A public commenter, Natalie Ager of Illinois, told commissioners she did not favor locating storage in the center of town because ‘‘when people are...putting their storage somewhere, I assume that…to carry that much, they're already gonna be driving.’’ Several commissioners echoed the convenience and land-use concerns and said Lexington’s small size and limited vacant land weigh against allowing mini-warehouses in many parts of town.

Following discussion, a commissioner moved that the Planning Commission prohibit mini-warehouses; the motion explicitly included a fallback recommendation that, if City Council chooses to allow the use, the multistory definition and the proposed design standards (as amended by the commission) be adopted. Another commissioner seconded, and the motion carried.
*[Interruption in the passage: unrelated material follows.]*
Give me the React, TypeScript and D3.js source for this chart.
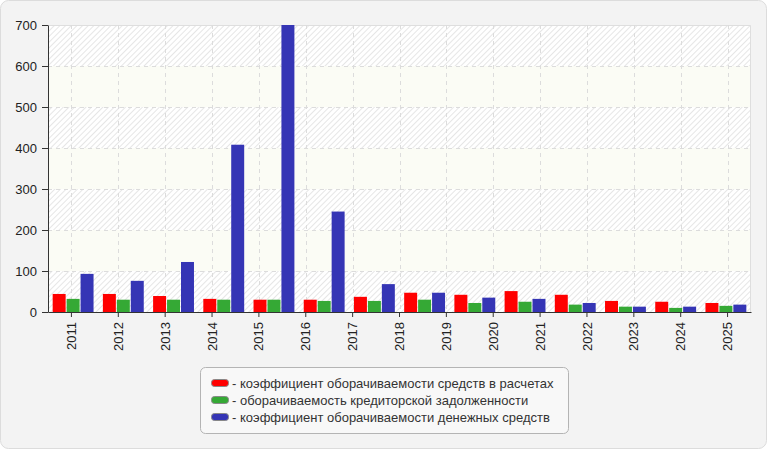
import { axisBottom, axisLeft, scaleBand, scaleLinear, select } from "d3";
import { useEffect, useRef } from "react";

// axis labels (15) – the source draws only 14 groups spread over them
const YEARS = [
  "2011", "2012", "2013", "2014", "2015", "2016", "2017", "2018",
  "2019", "2020", "2021", "2022", "2023", "2024", "2025",
];
const DATA_YEARS = YEARS.slice(0, 14);

const RECEIVABLES = [44, 44, 39, 32, 30, 30, 37, 47, 42, 51, 42, 27, 25, 22];
const PAYABLES = [32, 30, 30, 30, 30, 27, 27, 30, 22, 25, 18, 13, 10, 15];
const CASH = [93, 76, 122, 408, 700, 245, 68, 47, 35, 32, 22, 13, 13, 18];

const Y_TICKS = [0, 100, 200, 300, 400, 500, 600, 700];

const SERIES = [
  { key: "r", label: "- коэффициент оборачиваемости средств в расчетах", color: "#ff0000", values: RECEIVABLES },
  { key: "p", label: "- оборачиваемость кредиторской задолженности", color: "#35a935", values: PAYABLES },
  { key: "c", label: "- коэффициент оборачиваемости денежных средств", color: "#3535b5", values: CASH },
];

const W = 770;
const H = 450;
const FONT = "'Liberation Sans', Arial, sans-serif";

export default function App() {
  const svgRef = useRef<SVGSVGElement | null>(null);

  useEffect(() => {
    if (!svgRef.current) return;
    const svg = select(svgRef.current);
    svg.selectAll("*").remove();

    const left = 48;
    const right = 751;
    const top = 25;
    const bottom = 312;

    const defs = svg.append("defs");
    const pat = defs
      .append("pattern")
      .attr("id", "hatch")
      .attr("patternUnits", "userSpaceOnUse")
      .attr("width", 4)
      .attr("height", 4)
      .attr("patternTransform", "rotate(45)");
    pat.append("rect").attr("width", 4).attr("height", 4).attr("fill", "#ffffff");
    pat.append("line").attr("x1", 0).attr("y1", 0).attr("x2", 0).attr("y2", 4)
      .attr("stroke", "#e6e6e6").attr("stroke-width", 2);

    // outer frame
    svg.append("rect")
      .attr("x", 0.5).attr("y", 0.5).attr("width", W - 4).attr("height", H - 2)
      .attr("rx", 8).attr("fill", "#f3f3f3").attr("stroke", "#dcdcdc");

    const y = scaleLinear().domain([0, 700]).range([bottom, top]);
    const xAxisScale = scaleBand<string>().domain(YEARS).range([left, right]);
    const x0 = scaleBand<string>().domain(DATA_YEARS).range([left, right])
      .paddingInner(0.186).paddingOuter(0.093);
    const x1 = scaleBand<string>().domain(SERIES.map((s) => s.key))
      .range([0, x0.bandwidth()]).paddingInner(0.07);

    // alternating background bands
    const bands = Y_TICKS.slice(0, -1).map((v, i) => ({ v, i }));
    svg.append("g").selectAll("rect").data(bands).join("rect")
      .attr("x", left).attr("width", right - left)
      .attr("y", (d) => y(d.v + 100)).attr("height", (d) => y(d.v) - y(d.v + 100))
      .attr("fill", (d) => (d.i % 2 === 0 ? "url(#hatch)" : "#fbfcf5"));

    // frame of plot (top/right)
    svg.append("path")
      .attr("d", `M${left},${top + 0.5}H${right - 0.5}V${bottom}`)
      .attr("fill", "none").attr("stroke", "#dedede");

    // grid
    const grid = svg.append("g").attr("stroke", "#dcdcdc").attr("stroke-dasharray", "4,4");
    grid.selectAll("line.h").data(Y_TICKS.slice(1, -1)).join("line")
      .attr("x1", left).attr("x2", right)
      .attr("y1", (d) => Math.round(y(d)) + 0.5).attr("y2", (d) => Math.round(y(d)) + 0.5);
    grid.selectAll("line.v").data(YEARS).join("line")
      .attr("y1", top).attr("y2", bottom)
      .attr("x1", (d) => Math.round(xAxisScale(d)! + xAxisScale.bandwidth() / 2) + 0.5)
      .attr("x2", (d) => Math.round(xAxisScale(d)! + xAxisScale.bandwidth() / 2) + 0.5);

    // bars
    const groups = svg.append("g").selectAll("g").data(DATA_YEARS).join("g")
      .attr("transform", (d) => `translate(${x0(d)},0)`);
    groups.selectAll("rect")
      .data((d, i) => SERIES.map((s) => ({ key: s.key, color: s.color, value: s.values[i] })))
      .join("rect")
      .attr("x", (d) => x1(d.key)!)
      .attr("width", x1.bandwidth())
      .attr("y", (d) => y(d.value))
      .attr("height", (d) => bottom - y(d.value))
      .attr("fill", (d) => d.color);

    // y axis
    const yAxisG = svg.append("g").attr("transform", `translate(${left},0)`)
      .call(axisLeft(y).tickValues(Y_TICKS).tickSize(6).tickPadding(5).tickSizeOuter(0));
    yAxisG.select(".domain").attr("stroke", "#333");
    yAxisG.selectAll("line").attr("stroke", "#333");
    yAxisG.selectAll("text").attr("font-family", FONT).attr("font-size", 13).attr("fill", "#222");

    // x axis
    const xAxisG = svg.append("g").attr("transform", `translate(0,${bottom})`)
      .call(axisBottom(xAxisScale).tickSize(5).tickSizeOuter(0));
    xAxisG.select(".domain").attr("stroke", "#333");
    xAxisG.selectAll("line").attr("stroke", "#333");
    xAxisG.selectAll("text")
      .attr("font-family", FONT).attr("font-size", 13).attr("fill", "#222")
      .attr("transform", "rotate(-90)")
      .attr("text-anchor", "end")
      .attr("dy", "0.35em")
      .attr("x", -10)
      .attr("y", 0);

    // legend
    const legend = svg.append("g");
    legend.append("rect")
      .attr("x", 200.5).attr("y", 367.5).attr("width", 368).attr("height", 66)
      .attr("rx", 5).attr("fill", "#f8f8f8").attr("stroke", "#b4b4b4");
    const items = legend.selectAll("g").data(SERIES).join("g")
      .attr("transform", (_d, i) => `translate(211,${383 + i * 17})`);
    items.append("rect")
      .attr("x", 0.5).attr("y", -3.5).attr("width", 17).attr("height", 7)
      .attr("rx", 3).attr("fill", (d) => d.color).attr("stroke", "#888");
    items.append("text")
      .attr("x", 21).attr("y", 0).attr("dy", "0.35em")
      .attr("font-family", FONT).attr("font-size", 13).attr("fill", "#333")
      .text((d) => d.label);
  }, []);

  return (
    <div style={{ position: "absolute", left: 0, top: 0 }}>
      <svg ref={svgRef} width={W} height={H} style={{ display: "block" }} />
    </div>
  );
}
Staff said it will prepare a clean draft reflecting the commission’s edits, advertise the item as a public hearing, and place it on the April meeting agenda for public hearing and a council recommendation record. The commission also adopted Resolution 2025-02 earlier in the same agenda item to formally begin the zoning text amendment process.

Votes at a glance
- Resolution 2025-02 (initiate zoning text amendment on mini-warehouses): Motion made and seconded; adopted (vote recorded as unanimous by the commission in the meeting). Note: staff characterized the resolution as a procedural step to begin the amendment process and not as final adoption of ordinance language.
- Motion recommending prohibition of mini-warehouses in Lexington, with a backup recommendation of multistory-only design standards if Council allows them: Motion made and seconded; carried (vote recorded as unanimous by the commission in the meeting). Staff will prepare a clean draft and advertise for public hearing in April.

The commission also clarified several specific edits it wanted in the draft: remove redundant language about interior corridors (move the sentence into a single subsection), explicitly include “multistory” in the mini-warehouse definition, allow (but not require) accommodations for a live-in manager, and cite fiber-cement panel siding as an acceptable material. Staff confirmed that if an applicant seeks a use more mixed with residential uses (for example, live/work unit configurations), that would proceed through the PDMU (planned development–mixed use) rezoning and public-hearing process.

Next steps: staff will produce a clean draft with the commission’s edits, advertise the amendment for public hearing, and place the item on the commission's April meeting packet for public hearing and formal recommendation to City Council.